__RECORDS PROVIDED__.

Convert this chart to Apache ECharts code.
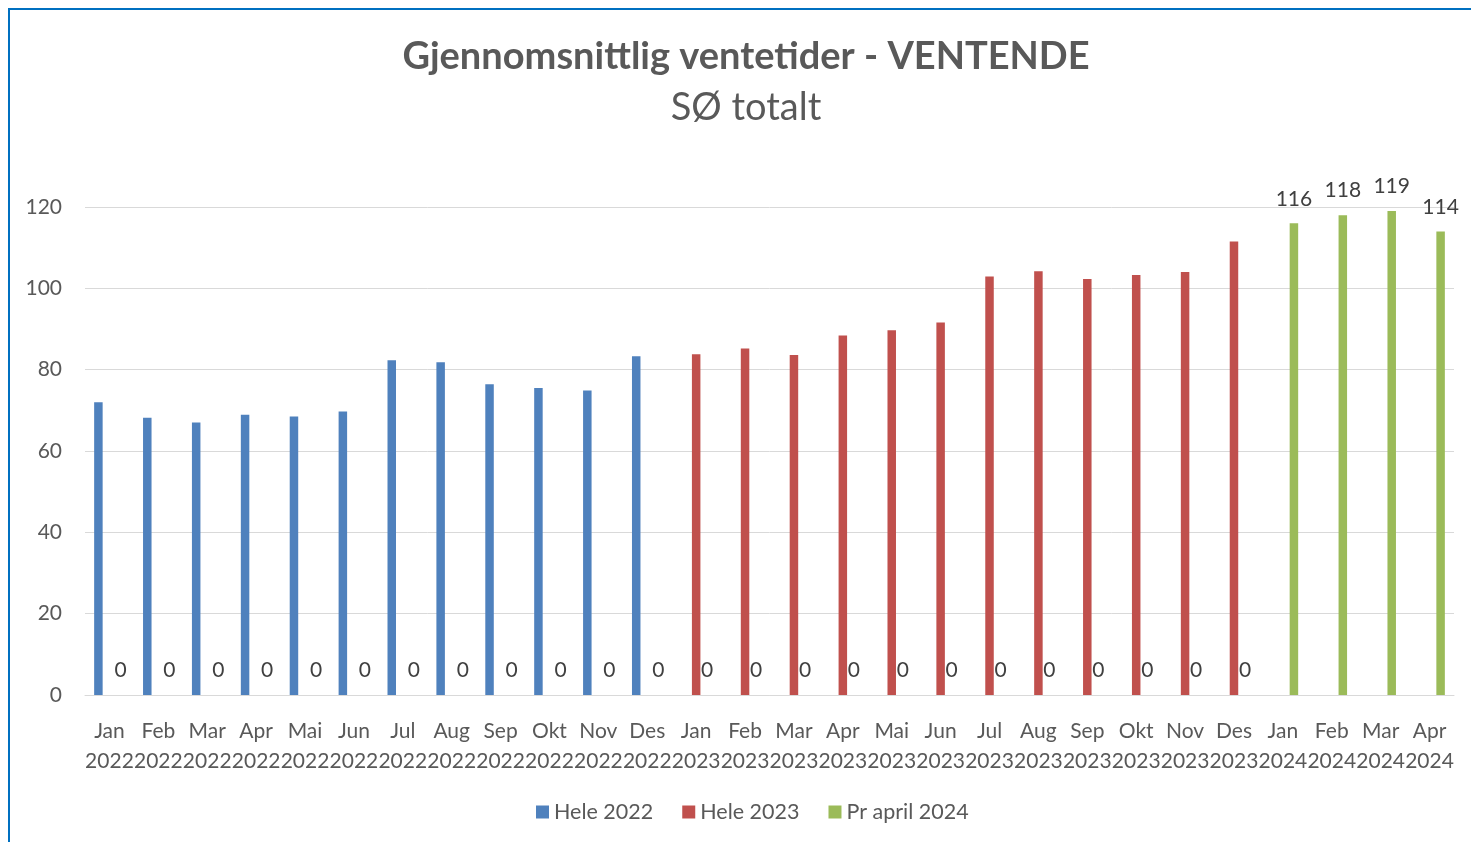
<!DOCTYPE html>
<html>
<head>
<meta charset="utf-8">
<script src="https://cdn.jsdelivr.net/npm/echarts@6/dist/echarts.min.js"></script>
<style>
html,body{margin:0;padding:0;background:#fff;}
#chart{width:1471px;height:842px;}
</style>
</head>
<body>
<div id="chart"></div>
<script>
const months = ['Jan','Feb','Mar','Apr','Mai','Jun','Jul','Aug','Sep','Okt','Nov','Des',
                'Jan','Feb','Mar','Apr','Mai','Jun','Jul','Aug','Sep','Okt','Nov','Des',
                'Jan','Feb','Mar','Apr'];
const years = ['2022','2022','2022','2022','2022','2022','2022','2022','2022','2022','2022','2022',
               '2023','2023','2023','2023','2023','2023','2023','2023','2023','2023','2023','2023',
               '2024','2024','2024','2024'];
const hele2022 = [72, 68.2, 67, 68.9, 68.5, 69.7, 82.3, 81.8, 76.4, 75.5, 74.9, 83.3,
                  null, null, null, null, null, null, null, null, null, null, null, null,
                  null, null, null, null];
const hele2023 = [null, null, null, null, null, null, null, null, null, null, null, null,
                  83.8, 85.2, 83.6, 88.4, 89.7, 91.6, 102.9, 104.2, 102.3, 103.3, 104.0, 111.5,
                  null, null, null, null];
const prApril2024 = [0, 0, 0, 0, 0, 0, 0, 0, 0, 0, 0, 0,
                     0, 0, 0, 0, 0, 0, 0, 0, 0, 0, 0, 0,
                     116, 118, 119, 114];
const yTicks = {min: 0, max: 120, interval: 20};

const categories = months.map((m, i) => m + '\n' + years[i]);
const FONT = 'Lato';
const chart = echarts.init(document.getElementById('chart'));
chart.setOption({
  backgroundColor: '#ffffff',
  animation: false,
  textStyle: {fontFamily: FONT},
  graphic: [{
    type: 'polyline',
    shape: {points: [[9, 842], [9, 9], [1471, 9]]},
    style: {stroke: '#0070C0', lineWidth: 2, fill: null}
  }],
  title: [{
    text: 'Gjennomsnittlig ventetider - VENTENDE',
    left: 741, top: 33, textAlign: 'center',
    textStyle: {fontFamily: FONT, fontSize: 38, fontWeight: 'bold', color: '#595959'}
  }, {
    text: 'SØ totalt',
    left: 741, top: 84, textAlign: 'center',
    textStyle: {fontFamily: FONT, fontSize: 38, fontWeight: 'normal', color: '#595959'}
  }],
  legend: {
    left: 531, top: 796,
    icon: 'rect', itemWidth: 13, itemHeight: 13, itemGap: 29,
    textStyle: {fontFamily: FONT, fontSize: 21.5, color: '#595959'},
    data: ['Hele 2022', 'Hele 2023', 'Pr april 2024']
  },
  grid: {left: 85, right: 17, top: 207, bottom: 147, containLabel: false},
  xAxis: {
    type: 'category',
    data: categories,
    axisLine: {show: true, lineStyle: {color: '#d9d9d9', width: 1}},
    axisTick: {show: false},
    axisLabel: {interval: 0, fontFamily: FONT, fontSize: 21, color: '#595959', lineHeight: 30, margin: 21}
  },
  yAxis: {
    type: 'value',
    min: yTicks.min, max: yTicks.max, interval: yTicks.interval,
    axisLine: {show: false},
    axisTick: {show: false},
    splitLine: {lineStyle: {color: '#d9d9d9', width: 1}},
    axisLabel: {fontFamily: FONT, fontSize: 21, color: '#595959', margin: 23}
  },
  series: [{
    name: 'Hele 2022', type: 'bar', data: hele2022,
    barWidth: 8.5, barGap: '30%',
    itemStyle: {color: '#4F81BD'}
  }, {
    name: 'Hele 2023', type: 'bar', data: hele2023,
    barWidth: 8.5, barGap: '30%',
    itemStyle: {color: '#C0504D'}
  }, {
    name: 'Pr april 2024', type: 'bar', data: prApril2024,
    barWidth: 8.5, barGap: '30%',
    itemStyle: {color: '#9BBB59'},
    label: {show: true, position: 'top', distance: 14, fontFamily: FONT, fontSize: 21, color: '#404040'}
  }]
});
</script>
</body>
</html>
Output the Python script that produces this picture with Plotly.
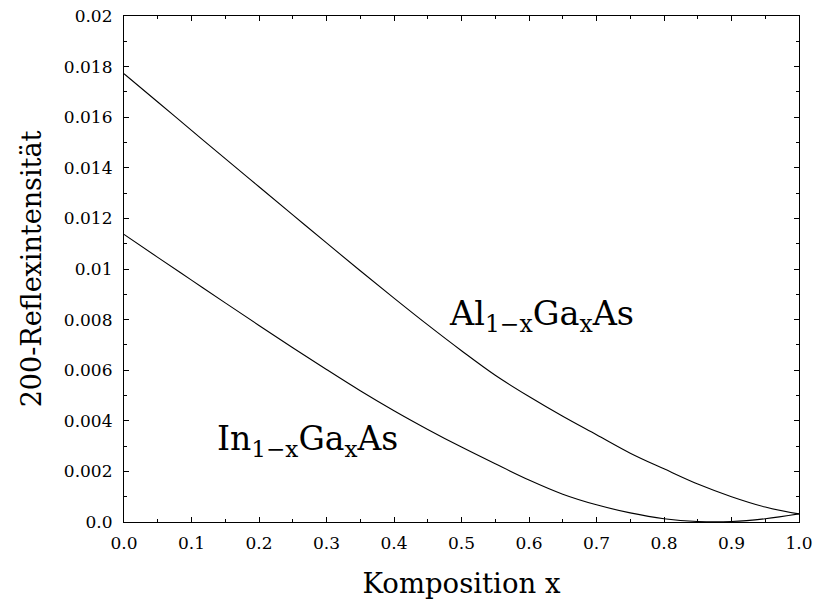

__TASK INSTRUCTIONS__.
Transcribe all the data word for word; the images stay out.

__SOLUTION__.
Convert this chart to Apache ECharts code.
<!DOCTYPE html>
<html>
<head>
<meta charset="utf-8">
<script src="https://cdn.jsdelivr.net/npm/echarts@6/dist/echarts.min.js"></script>
<style>
html,body{margin:0;padding:0;background:#fff;}
#chart{width:1471px;height:842px;}
</style>
</head>
<body>
<div id="chart"></div>
<script>
const months = ['Jan','Feb','Mar','Apr','Mai','Jun','Jul','Aug','Sep','Okt','Nov','Des',
                'Jan','Feb','Mar','Apr','Mai','Jun','Jul','Aug','Sep','Okt','Nov','Des',
                'Jan','Feb','Mar','Apr'];
const years = ['2022','2022','2022','2022','2022','2022','2022','2022','2022','2022','2022','2022',
               '2023','2023','2023','2023','2023','2023','2023','2023','2023','2023','2023','2023',
               '2024','2024','2024','2024'];
const hele2022 = [72, 68.2, 67, 68.9, 68.5, 69.7, 82.3, 81.8, 76.4, 75.5, 74.9, 83.3,
                  null, null, null, null, null, null, null, null, null, null, null, null,
                  null, null, null, null];
const hele2023 = [null, null, null, null, null, null, null, null, null, null, null, null,
                  83.8, 85.2, 83.6, 88.4, 89.7, 91.6, 102.9, 104.2, 102.3, 103.3, 104.0, 111.5,
                  null, null, null, null];
const prApril2024 = [0, 0, 0, 0, 0, 0, 0, 0, 0, 0, 0, 0,
                     0, 0, 0, 0, 0, 0, 0, 0, 0, 0, 0, 0,
                     116, 118, 119, 114];
const yTicks = {min: 0, max: 120, interval: 20};

const categories = months.map((m, i) => m + '\n' + years[i]);
const FONT = 'Lato';
const chart = echarts.init(document.getElementById('chart'));
chart.setOption({
  backgroundColor: '#ffffff',
  animation: false,
  textStyle: {fontFamily: FONT},
  graphic: [{
    type: 'polyline',
    shape: {points: [[9, 842], [9, 9], [1471, 9]]},
    style: {stroke: '#0070C0', lineWidth: 2, fill: null}
  }],
  title: [{
    text: 'Gjennomsnittlig ventetider - VENTENDE',
    left: 741, top: 33, textAlign: 'center',
    textStyle: {fontFamily: FONT, fontSize: 38, fontWeight: 'bold', color: '#595959'}
  }, {
    text: 'SØ totalt',
    left: 741, top: 84, textAlign: 'center',
    textStyle: {fontFamily: FONT, fontSize: 38, fontWeight: 'normal', color: '#595959'}
  }],
  legend: {
    left: 531, top: 796,
    icon: 'rect', itemWidth: 13, itemHeight: 13, itemGap: 29,
    textStyle: {fontFamily: FONT, fontSize: 21.5, color: '#595959'},
    data: ['Hele 2022', 'Hele 2023', 'Pr april 2024']
  },
  grid: {left: 85, right: 17, top: 207, bottom: 147, containLabel: false},
  xAxis: {
    type: 'category',
    data: categories,
    axisLine: {show: true, lineStyle: {color: '#d9d9d9', width: 1}},
    axisTick: {show: false},
    axisLabel: {interval: 0, fontFamily: FONT, fontSize: 21, color: '#595959', lineHeight: 30, margin: 21}
  },
  yAxis: {
    type: 'value',
    min: yTicks.min, max: yTicks.max, interval: yTicks.interval,
    axisLine: {show: false},
    axisTick: {show: false},
    splitLine: {lineStyle: {color: '#d9d9d9', width: 1}},
    axisLabel: {fontFamily: FONT, fontSize: 21, color: '#595959', margin: 23}
  },
  series: [{
    name: 'Hele 2022', type: 'bar', data: hele2022,
    barWidth: 8.5, barGap: '30%',
    itemStyle: {color: '#4F81BD'}
  }, {
    name: 'Hele 2023', type: 'bar', data: hele2023,
    barWidth: 8.5, barGap: '30%',
    itemStyle: {color: '#C0504D'}
  }, {
    name: 'Pr april 2024', type: 'bar', data: prApril2024,
    barWidth: 8.5, barGap: '30%',
    itemStyle: {color: '#9BBB59'},
    label: {show: true, position: 'top', distance: 14, fontFamily: FONT, fontSize: 21, color: '#404040'}
  }]
});
</script>
</body>
</html>
Output the Python script that produces this picture with Plotly.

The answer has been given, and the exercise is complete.